While the merits of these finding were debated and suggestions that the police be called put forward, the assistant director Bridget O'Dea, sat in the background, saying not a word. Suddenly in a voice barely audible, she said: "Wouldn't it be nice if all the homeless people had the decency to starve or freeze to death in some obscure place where no one would ever see them?"

The room, which a moment before had been alive with discussion, was now quiet. All eyes turned in her direction.

Continued the assistant director, "I'm having a terrible time, as I am sure you all are, with this problem of the homeless. ' Call the police!' 'Call the police!' We don't care where they go, but get them away from our front door. A wealthy society such as ours should not sleep at night if we can't make some sacrifice to help those who can't help themselves. When we avoid direct efforts of caring towards individual human beings, when we make contribution to the needy only through charities and organizations, it seems we're just passing the buck."

Everywhere scowls and frowns were in evidence. "What're you suggesting, Bridget?" someone asked. "That we permit the woman to stay here as long as and as often as she wants? What about our obligation to our library users?"

Another staff member said, "I feel like a skunk for saying this, but shouldn't library use be restricted to those who pay for it? What I mean is, if the woman's homeless then she couldn't even get a library card because she'd have no address, and if she has no address she can't pay taxes. The library's a tax supported institution, isn't it?"

The room became a riot of argument as to what should be done about this situation. Suddenly the director knocked on the table and called for quiet. "Bridget," he said. "Are you suggesting we let the woman stay here as much as she wants?

Yes, I am. The woman is not doing any one any harm, and I think in light of the California court ruling we have no choice but to let her stay here. It is a first amendment and an ethical issue.

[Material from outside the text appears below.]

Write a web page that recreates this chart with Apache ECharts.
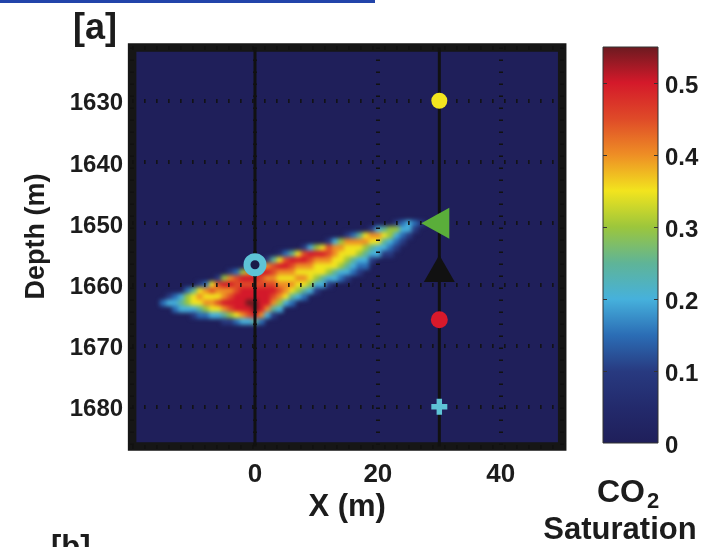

O'Dea's conclusion precipitated another animated discussion in which she found herself hopelessly in the minority. How long the discussion would have continued is problematical had it not been interrupted by the entry of the director's secretary.

"The Mayor just called," she announced to Calenda. "He says that someone has complained to him about the bag lady occupying the library lobby. He wants to know what you're going to do about her, and asked if you'd call him back when your meeting's over."

Hence it was that Joseph Calenda found himself sitting in his office staring vacantly at the tapestry gracing his office wall.

The City of Brydges Bay (pop. 164,000) is very much urban in character. It has problems with congestion, with crime, with diminishing financial resources. It has become a city where those who work don't live and those who live can't find much work. City workers, who are mainly middle and upper-income suburbanites, serve city residents, who are largely but not exclusively lower-income minorities. Fifteen point five percent of all city resident live below the poverty level, compared to 7.9 in the country as a whole.